Monday September 14, 2020 - 23:30 to 00:15
A personalised prediction model for allograft survival after kidney transplantation
Yunwei Zhang1,2, Jean Yang1,2, Germaine Wong3,4,5,6, Samuel Mueller1.
1School of Mathematics and Statistics, Faculty of Science, The University of Sydney, Sydney, Australia; 2Charles Perkins Centre, The University of Sydney, Sydney, Australia; 3Sydney School of Public Health, The University of Sydney, Sydney, Australia; 4Centre for Kidney Research, Sydney, Australia; 5Kids Research Institute, Sydney, Australia; 6The Children’s Hospital at Westmead, Sydney, Australia
Introduction: Identification of novel risk factors for adverse allograft outcomes will allow prevention and early intervention before detrimental events arise. We aimed to develop a robust, validated, personalised prediction model for long-term allograft survival in deceased donor kidney transplant recipients.

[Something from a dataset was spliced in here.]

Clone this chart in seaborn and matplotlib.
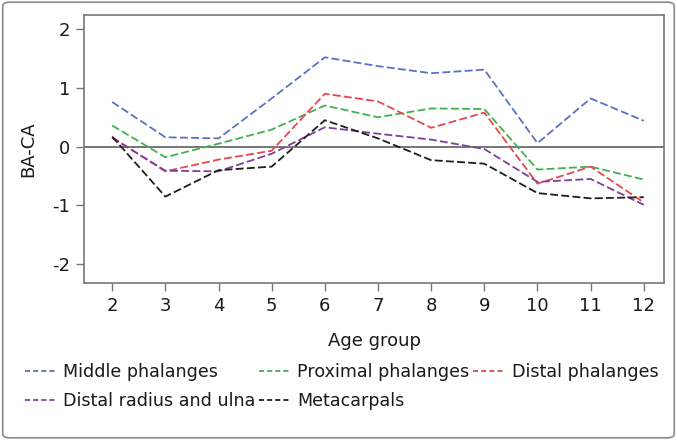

Materials and Methods: We develop a novel approach using unsupervised learning algorithm and penalised cox model with data from the Australian and New Zealand dialysis and transplant registry (ANZDATA, 2006 – 2017). We used Numero to cluster groups of recipients based on their non-immunological characteristics. Numero is an unsupervised learning approach based on Self-organising maps (SOM) which is specially designed to characterise variability and summarise key features in a cohort dataset. We then applied Elastic net cox model (a penalised cox model) to identify the baseline recipients and donor risk factors associated with the allograft survival.
Results: A of 3692 deceased donor kidney transplant recipients were included in the study. Clustering with Numero generated 13 groups with different recipients’ baseline characteristics. We then further divided the cohort into three clusters using the Elastic cox model. These were classified as 1) recipients with no significant comorbid disease, 2) recipients with some comorbid illness and 3) older recipients with multiple comorbid diseases. The key factor most strongly predicted allograft survival across these three subgroups was waiting time on dialysis. Other immunological factors such as HLA A, B and DR mismatches and non-immunological disease related factors were only predictive of allograft survival in recipients’ multiple comorbidities. The overall c-index of the predictive modelling was 0.69.
Conclusion: Waiting time on dialysis is the key risk factor for long-term allograft survival across the entire cohort. However, the impact of immunological and non-immunological factors for the prediction of allograft survival is most marked among those with multiple comorbidities.